The rise and fall of a dynasty
by Mathis Sommer / translation by Max Bach and Rachel Marks
Noblesse oblige, even at a highway bridge. Berlin's history is tied up with no family so closely as with the Hohenzollerns. Prussian electors, kings, and later German emperors, they accompanied the provincial city's rise to imperial capital and industrial metropolis. Only after the death and destruction of World War I did the people deflect, and William II had to flee to the Netherlands in 1918. The street Hohenzollerndamm and its Ringbahn station got their name in mere deference to the dynasty in the early twentieth century when the Prussians' monarchical world was still intact. A stone eagle strives towards its place in the sun on the prestigious station, an imposing building with art nouveaux elements from 1910. A well-to-do neighborhood financed by a private development group was to be built here on the growing city's southwesterly arterial road around the turn of the century, but today it is the Autobahn and its on and off ramps that dominate the landscape.
A 23-story aluminum-clad high-rise (built in 1977 by the pension fund Deutsche Rentenversicherung) looms in the distance. Tellingly, the same Department 80 is responsible here for everything concerning rehabilitation. The German retirement plan was implemented in 1891 with roots in Bismarck's social policies, so there is a certain continuity to be found here in conservative, middle-class Wilmersdorf as a center of the bureaucratic machine. Similar buildings, among them some from the National Socialist era, can be found to the east on the monumental Fehrbelliner Platz.
Following Fredrick the Great's guiding principle - "every man must go to heaven in his own way" - religion in Prussia was always paired with a pragmatic openness, and is proven by the villa-lined Berliner Straße. A three-aisled basilica built in Russian-Byzantine style for the Russian Orthodox congregation was built by the Prussian Building and Finance Agency in 1938 as a replacement for the building taken over by the German Labor Front. The National Socialists sponsored the congregation because of its anti-Soviet Communism stance.
The Wilmersdorf mosque, built in 1925 and modeled after the Taj Mahal, is the oldest in Germany. (In 1915 the German Empire paid for a mosque of wood for Muslim prisoners or war in Wünsdorf, the so-called "half-moon compound.") Up until the terror of the Third Reich, Wilmersdorf also had a large Jewish community.

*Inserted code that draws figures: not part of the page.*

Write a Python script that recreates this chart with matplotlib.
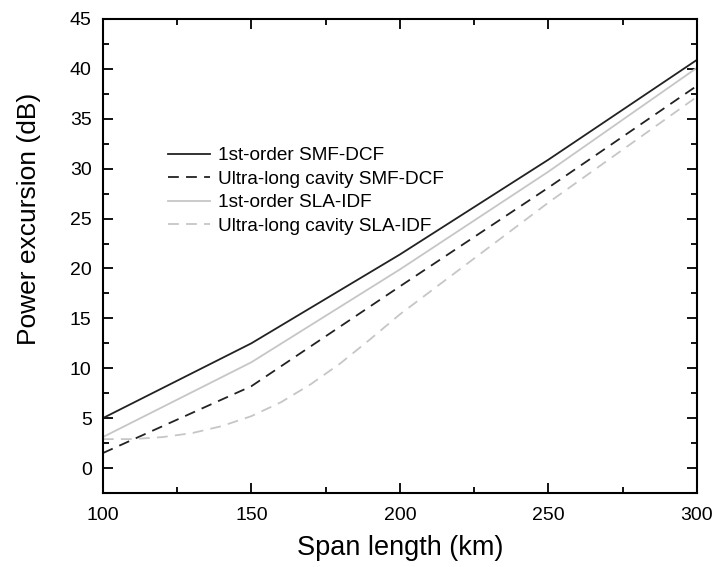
import matplotlib
matplotlib.use("Agg")
import matplotlib.pyplot as plt
from matplotlib.ticker import MultipleLocator

plt.rcParams['font.family'] = ['Liberation Sans', 'DejaVu Sans']

# span length (km) and power excursion (dB)
span = [100, 150, 200, 250, 300]
smf_1st = [5.0, 12.5, 21.4, 30.9, 40.9]
smf_ulc = [1.5, 8.2, 18.2, 28.1, 38.3]
sla_1st = [3.1, 10.6, 19.9, 29.7, 40.1]

span_fine = [100, 110, 120, 130, 140, 150, 160, 170, 180, 190, 200, 225, 250, 275, 300]
sla_ulc = [2.9, 2.9, 3.1, 3.5, 4.2, 5.2, 6.6, 8.4, 10.5, 12.9, 15.4, 21.0, 26.6, 31.9, 37.2]

fig = plt.figure(figsize=(7.14, 5.67), dpi=100)
ax = fig.add_axes([0.144, 0.1305, 0.832, 0.836])

lw = 1.3
ax.plot(span, smf_1st, color='#222222', lw=lw, label='1st-order SMF-DCF')
ax.plot(span, smf_ulc, color='#222222', lw=lw, dashes=(6, 4), label='Ultra-long cavity SMF-DCF')
ax.plot(span, sla_1st, color='#c6c6c6', lw=lw, label='1st-order SLA-IDF')
ax.plot(span_fine, sla_ulc, color='#c6c6c6', lw=lw, dashes=(6, 4), label='Ultra-long cavity SLA-IDF')

ax.set_xlim(100, 300)
ax.set_ylim(-2.5, 45)
ax.xaxis.set_major_locator(MultipleLocator(50))
ax.xaxis.set_minor_locator(MultipleLocator(25))
ax.yaxis.set_major_locator(MultipleLocator(5))
ax.yaxis.set_minor_locator(MultipleLocator(2.5))
ax.tick_params(which='both', direction='in', top=True, right=True, width=1.3)
ax.tick_params(which='major', length=7, labelsize=14)
ax.tick_params(axis='x', which='major', pad=10)
ax.tick_params(axis='y', which='major', pad=8)
ax.tick_params(which='minor', length=4)
for s in ax.spines.values():
    s.set_linewidth(1.5)

ax.set_xlabel('Span length (km)', fontsize=19.5, labelpad=8)
ax.set_ylabel('Power excursion (dB)', fontsize=19)
ax.yaxis.set_label_coords(-0.104, 0.578)

leg = ax.legend(loc='upper left', bbox_to_anchor=(0.081, 0.766), frameon=False,
                fontsize=13.7, handlelength=2.2, handletextpad=0.45, labelspacing=0.32)

fig.savefig('out.png', dpi=100)
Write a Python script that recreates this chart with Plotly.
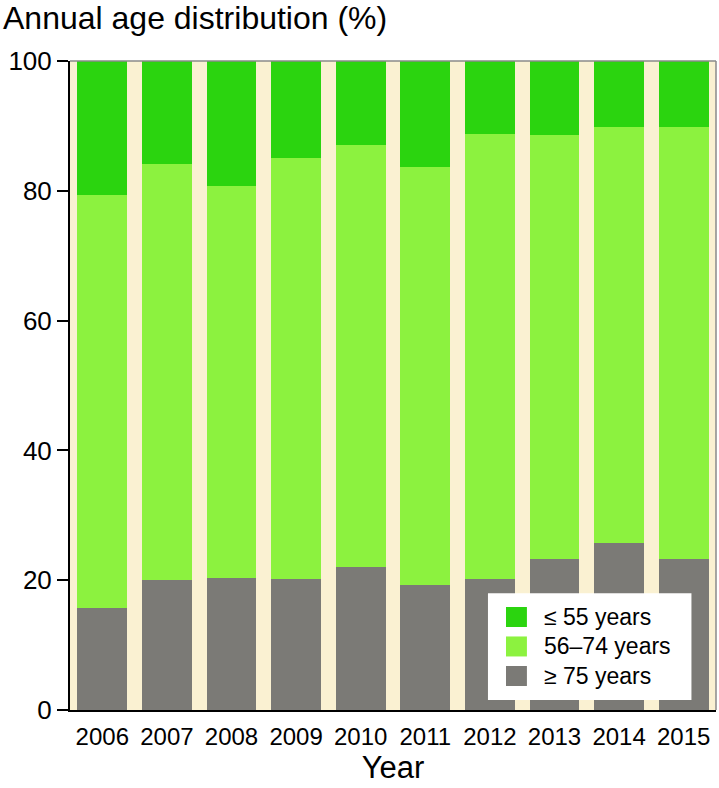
import plotly.graph_objects as go

years = ["2006", "2007", "2008", "2009", "2010", "2011", "2012", "2013", "2014", "2015"]
age_75_plus = [15.7, 20.1, 20.4, 20.2, 22.0, 19.2, 20.2, 23.2, 25.7, 23.2]
age_56_74 = [63.7, 64.0, 60.3, 64.9, 65.0, 64.5, 68.5, 65.4, 64.1, 66.7]
age_55_under = [20.6, 15.9, 19.3, 14.9, 13.0, 16.3, 11.3, 11.4, 10.2, 10.1]
series_names = ["≤ 55 years", "56–74 years", "≥ 75 years"]
y_ticks = [0, 20, 40, 60, 80, 100]

FONT = "Liberation Sans, Arial, Helvetica, sans-serif"
C_DARK = "#2bd40f"
C_LIGHT = "#8cf23f"
C_GRAY = "#7b7a76"

fig = go.Figure()
fig.add_trace(go.Bar(x=years, y=age_75_plus, name=series_names[2],
                     marker=dict(color=C_GRAY, line=dict(width=0))))
fig.add_trace(go.Bar(x=years, y=age_56_74, name=series_names[1],
                     marker=dict(color=C_LIGHT, line=dict(width=0))))
fig.add_trace(go.Bar(x=years, y=age_55_under, name=series_names[0],
                     marker=dict(color=C_DARK, line=dict(width=0))))

# manual legend (box, swatches, labels) in paper coordinates
L = dict(x0=0.647, x1=0.962, y0=0.0154, y1=0.180,
         sx0=0.6749, sx1=0.7073, tx=0.7307, rows=[0.1433, 0.0979, 0.0524], sh=0.0154)
shapes = [
    dict(type="line", xref="paper", yref="paper", x0=0, x1=1, y0=1, y1=1,
         line=dict(color="#8a8a8a", width=1.5)),
    dict(type="line", xref="paper", yref="paper", x0=1, x1=1, y0=0, y1=1,
         line=dict(color="#8a8a8a", width=1.5)),
    dict(type="rect", xref="paper", yref="paper", x0=L["x0"], x1=L["x1"],
         y0=L["y0"], y1=L["y1"], fillcolor="white", line=dict(width=0), layer="above"),
]
annotations = []
for name, col, yc in zip(series_names, [C_DARK, C_LIGHT, C_GRAY], L["rows"]):
    shapes.append(dict(type="rect", xref="paper", yref="paper", x0=L["sx0"], x1=L["sx1"],
                       y0=yc - L["sh"], y1=yc + L["sh"], fillcolor=col,
                       line=dict(width=0), layer="above"))
    annotations.append(dict(text=name, xref="paper", yref="paper", x=L["tx"], y=yc,
                            xanchor="left", yanchor="middle", showarrow=False,
                            font=dict(size=23, family=FONT, color="black")))

fig.update_layout(
    barmode="stack",
    bargap=0.227,
    width=719, height=788,
    margin=dict(l=70, r=3, t=61, b=78),
    paper_bgcolor="white",
    plot_bgcolor="#faf1d2",
    font=dict(family=FONT, color="black", size=24),
    title=dict(text="Annual age distribution (%)", x=3 / 719, xanchor="left",
               y=1 - 18 / 788, yanchor="middle", xref="container", yref="container",
               font=dict(size=32, family=FONT)),
    showlegend=False,
    xaxis=dict(showline=True, linecolor="black", linewidth=2, ticks="",
               tickfont=dict(size=24), showgrid=False, ticklabelstandoff=4,
               title=dict(text="Year", font=dict(size=31), standoff=4)),
    yaxis=dict(range=[0, 100], tickvals=y_ticks,
               showline=True, linecolor="black", linewidth=2, ticks="outside",
               ticklen=11, tickcolor="black", tickwidth=1.5,
               tickfont=dict(size=26), showgrid=False, zeroline=False),
    shapes=shapes,
    annotations=annotations,
)

fig.write_html("out.html", config={"displayModeBar": False},
               post_script="document.body.style.margin='0';")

The synagogue opened on Prinzregentenstraße was burned to the ground only eight years later during the Reichspogromnacht (the Pogrom Night or "Night of Broken Glass" in November 1938).

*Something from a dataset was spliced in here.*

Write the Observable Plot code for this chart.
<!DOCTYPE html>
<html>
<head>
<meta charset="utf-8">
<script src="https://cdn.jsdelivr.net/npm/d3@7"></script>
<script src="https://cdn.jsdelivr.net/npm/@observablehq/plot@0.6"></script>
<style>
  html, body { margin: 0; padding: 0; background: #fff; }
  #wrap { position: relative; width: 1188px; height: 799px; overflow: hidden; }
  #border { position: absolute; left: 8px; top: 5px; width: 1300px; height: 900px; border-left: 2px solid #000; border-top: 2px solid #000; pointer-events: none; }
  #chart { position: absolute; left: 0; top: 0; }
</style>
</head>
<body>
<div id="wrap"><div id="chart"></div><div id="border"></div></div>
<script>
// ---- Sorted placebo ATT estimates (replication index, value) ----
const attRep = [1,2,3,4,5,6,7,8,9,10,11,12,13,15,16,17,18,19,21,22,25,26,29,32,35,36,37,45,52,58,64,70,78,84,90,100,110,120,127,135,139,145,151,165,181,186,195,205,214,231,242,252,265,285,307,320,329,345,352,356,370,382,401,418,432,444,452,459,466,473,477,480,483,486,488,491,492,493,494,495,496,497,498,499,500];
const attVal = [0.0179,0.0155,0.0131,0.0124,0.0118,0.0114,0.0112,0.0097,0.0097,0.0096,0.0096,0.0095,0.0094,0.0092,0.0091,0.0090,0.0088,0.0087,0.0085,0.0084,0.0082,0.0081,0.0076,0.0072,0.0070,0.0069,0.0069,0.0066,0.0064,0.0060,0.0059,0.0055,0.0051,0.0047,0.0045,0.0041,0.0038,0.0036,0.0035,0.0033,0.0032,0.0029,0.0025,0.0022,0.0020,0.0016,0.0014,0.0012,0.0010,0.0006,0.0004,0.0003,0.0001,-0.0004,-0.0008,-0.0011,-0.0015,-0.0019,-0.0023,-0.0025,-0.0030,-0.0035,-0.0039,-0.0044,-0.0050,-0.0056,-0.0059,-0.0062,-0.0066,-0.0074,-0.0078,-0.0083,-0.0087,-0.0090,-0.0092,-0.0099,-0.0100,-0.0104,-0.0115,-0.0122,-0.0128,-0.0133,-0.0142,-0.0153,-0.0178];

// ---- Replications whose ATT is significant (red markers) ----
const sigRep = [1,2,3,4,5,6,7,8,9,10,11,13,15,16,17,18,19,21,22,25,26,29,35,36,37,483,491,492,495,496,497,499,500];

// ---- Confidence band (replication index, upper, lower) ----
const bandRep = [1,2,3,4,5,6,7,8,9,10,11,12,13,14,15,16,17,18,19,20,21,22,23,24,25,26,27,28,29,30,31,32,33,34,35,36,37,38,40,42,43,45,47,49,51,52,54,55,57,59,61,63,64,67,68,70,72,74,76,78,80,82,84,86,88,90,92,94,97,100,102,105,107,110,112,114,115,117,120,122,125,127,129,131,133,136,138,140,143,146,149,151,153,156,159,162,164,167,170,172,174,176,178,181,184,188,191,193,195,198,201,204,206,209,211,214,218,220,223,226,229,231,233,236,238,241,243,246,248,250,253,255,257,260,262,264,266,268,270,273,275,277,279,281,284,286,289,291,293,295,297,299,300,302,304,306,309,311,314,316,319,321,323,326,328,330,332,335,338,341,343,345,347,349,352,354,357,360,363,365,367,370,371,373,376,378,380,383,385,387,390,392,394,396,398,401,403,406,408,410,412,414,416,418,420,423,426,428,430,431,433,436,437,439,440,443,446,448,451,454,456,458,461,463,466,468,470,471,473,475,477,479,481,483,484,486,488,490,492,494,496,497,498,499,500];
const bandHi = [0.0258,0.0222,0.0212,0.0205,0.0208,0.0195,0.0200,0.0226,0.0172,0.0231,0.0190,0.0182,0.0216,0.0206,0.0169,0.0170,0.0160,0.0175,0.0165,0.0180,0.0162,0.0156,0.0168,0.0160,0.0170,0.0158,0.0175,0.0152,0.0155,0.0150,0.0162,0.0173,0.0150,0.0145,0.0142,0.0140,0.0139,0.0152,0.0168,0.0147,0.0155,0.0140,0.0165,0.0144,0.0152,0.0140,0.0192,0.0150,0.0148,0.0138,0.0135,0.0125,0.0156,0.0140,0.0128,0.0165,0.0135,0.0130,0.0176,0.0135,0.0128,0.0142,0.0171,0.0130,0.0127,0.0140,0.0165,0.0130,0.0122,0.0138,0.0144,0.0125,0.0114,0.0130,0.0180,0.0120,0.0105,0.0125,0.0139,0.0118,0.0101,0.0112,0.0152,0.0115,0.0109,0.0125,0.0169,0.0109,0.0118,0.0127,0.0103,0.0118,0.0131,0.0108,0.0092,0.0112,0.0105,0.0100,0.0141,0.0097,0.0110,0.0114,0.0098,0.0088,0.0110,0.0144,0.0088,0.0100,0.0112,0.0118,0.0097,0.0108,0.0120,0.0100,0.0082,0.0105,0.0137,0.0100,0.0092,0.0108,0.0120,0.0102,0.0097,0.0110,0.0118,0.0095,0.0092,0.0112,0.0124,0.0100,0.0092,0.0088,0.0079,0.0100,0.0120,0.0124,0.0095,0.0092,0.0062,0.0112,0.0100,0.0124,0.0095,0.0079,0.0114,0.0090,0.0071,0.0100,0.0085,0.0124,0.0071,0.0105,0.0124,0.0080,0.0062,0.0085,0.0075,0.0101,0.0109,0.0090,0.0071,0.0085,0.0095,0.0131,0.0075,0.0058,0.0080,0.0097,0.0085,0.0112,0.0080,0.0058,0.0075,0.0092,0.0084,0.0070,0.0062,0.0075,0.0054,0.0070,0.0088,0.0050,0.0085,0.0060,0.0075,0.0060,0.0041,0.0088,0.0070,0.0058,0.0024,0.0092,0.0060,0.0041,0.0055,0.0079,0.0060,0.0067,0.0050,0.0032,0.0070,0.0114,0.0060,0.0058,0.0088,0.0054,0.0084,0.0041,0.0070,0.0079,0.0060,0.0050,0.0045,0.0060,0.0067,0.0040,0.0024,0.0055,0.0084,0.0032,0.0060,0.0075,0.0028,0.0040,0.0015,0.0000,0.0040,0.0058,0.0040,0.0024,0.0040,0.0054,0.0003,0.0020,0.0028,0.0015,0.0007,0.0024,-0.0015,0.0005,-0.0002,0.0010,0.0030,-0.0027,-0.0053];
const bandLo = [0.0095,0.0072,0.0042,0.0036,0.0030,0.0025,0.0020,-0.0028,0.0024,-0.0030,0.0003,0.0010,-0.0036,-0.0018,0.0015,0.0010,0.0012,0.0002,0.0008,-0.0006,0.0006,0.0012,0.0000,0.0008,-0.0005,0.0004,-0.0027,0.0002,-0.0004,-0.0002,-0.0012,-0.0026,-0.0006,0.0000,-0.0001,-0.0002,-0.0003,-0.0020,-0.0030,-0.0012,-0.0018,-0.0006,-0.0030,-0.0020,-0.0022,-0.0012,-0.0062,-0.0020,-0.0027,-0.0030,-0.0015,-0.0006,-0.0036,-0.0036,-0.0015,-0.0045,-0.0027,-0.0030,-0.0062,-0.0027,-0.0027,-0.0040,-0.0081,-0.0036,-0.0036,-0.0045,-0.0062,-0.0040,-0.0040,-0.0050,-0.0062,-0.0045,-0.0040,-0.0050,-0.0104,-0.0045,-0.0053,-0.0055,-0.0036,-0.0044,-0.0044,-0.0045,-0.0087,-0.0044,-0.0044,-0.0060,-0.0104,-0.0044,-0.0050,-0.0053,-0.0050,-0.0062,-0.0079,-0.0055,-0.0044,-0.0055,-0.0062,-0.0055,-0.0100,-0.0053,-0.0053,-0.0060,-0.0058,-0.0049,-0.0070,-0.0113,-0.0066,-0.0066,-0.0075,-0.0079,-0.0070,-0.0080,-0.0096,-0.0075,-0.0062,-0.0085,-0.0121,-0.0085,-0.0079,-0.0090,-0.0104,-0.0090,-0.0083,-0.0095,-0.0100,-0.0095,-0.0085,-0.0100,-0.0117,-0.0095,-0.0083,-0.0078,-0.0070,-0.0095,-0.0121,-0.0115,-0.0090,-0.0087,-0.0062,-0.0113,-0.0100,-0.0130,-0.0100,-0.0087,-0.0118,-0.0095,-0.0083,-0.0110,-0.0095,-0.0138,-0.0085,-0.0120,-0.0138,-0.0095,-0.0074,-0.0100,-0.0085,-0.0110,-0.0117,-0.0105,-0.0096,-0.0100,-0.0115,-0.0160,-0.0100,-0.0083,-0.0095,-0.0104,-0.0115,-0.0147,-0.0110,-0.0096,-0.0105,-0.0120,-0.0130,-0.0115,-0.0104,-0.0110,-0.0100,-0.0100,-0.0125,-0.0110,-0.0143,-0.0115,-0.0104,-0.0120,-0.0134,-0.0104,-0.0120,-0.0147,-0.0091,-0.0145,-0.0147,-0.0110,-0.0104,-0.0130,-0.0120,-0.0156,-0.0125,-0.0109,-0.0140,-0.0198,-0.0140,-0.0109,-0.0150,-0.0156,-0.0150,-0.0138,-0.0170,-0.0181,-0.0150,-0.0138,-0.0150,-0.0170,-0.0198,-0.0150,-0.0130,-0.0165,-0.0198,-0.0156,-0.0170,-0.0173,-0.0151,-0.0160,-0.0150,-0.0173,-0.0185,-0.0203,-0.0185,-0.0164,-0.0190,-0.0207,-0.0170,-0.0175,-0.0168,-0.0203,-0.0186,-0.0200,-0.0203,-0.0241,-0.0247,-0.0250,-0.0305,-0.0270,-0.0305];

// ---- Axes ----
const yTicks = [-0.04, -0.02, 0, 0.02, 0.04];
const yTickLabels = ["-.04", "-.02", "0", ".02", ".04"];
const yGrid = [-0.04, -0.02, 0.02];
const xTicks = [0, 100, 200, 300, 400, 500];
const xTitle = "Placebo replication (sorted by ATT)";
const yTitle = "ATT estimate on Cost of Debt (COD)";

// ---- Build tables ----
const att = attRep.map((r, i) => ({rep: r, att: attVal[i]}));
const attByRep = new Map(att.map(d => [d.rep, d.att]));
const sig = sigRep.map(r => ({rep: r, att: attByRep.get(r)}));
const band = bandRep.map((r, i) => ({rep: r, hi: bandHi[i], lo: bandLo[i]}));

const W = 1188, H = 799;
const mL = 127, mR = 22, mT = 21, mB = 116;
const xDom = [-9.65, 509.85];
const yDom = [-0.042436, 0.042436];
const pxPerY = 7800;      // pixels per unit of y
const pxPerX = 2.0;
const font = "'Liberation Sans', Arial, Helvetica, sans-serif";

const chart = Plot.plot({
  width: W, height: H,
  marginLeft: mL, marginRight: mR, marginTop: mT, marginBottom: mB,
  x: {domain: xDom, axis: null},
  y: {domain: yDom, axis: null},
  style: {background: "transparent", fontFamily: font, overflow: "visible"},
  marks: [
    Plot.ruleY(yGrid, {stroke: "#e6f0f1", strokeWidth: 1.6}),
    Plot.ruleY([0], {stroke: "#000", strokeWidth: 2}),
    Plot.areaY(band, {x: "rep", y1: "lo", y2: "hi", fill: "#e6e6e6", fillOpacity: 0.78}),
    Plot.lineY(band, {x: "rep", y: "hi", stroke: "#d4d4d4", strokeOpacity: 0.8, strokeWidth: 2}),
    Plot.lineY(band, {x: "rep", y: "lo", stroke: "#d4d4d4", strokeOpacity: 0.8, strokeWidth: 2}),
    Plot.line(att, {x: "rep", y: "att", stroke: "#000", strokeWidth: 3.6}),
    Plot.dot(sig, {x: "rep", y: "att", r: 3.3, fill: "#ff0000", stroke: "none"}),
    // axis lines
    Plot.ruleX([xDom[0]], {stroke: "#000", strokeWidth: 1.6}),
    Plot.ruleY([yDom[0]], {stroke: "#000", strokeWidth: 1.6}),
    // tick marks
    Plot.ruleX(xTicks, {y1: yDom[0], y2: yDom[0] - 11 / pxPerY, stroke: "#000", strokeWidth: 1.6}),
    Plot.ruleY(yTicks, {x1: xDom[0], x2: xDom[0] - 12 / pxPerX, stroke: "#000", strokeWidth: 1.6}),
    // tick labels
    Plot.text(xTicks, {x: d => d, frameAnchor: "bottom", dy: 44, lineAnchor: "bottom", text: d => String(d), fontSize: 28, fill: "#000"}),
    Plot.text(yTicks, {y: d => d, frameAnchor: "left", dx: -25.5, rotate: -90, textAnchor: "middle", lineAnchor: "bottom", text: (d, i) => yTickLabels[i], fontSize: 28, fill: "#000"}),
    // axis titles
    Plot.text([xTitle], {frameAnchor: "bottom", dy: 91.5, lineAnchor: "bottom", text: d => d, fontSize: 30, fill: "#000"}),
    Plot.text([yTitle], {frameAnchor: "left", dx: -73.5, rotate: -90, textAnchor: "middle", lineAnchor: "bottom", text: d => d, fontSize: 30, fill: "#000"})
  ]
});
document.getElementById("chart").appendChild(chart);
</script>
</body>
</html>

Tucked in the space where the Autobahn 100 intersects with the A104 south of the S-Bahn sits the Sportpark Wilmersdorf, where a surreptitious plaque commemorates its creation after World War II. One million cubic meters of rubble were moved to the spot over the years; the result was an athletic stadium for 50,000, an ice rink, swimming pool, and other facilities, serving "as a place for peaceful youth competition," stamped out in the wasteland between industry and traffic. Anyone looking for a concentrated workout during the week away from Tiergarten's promenade is sure to find it here on this supposedly well-calibrated 400-meter stretch.
The spatial caesura caused by the Ringbahn and Autobahn, only divided by a completely marginalized median, defines Hohenzollerndamm. The two historical caesuras of the World Wars, so closed tied to Germany's own history, today overshadow Hohenzollerndamm's once-glorious namesake. Somewhere between retirement, religion, and stadium grounds there is the buzz of tension in the air, louder than the cars rushing by.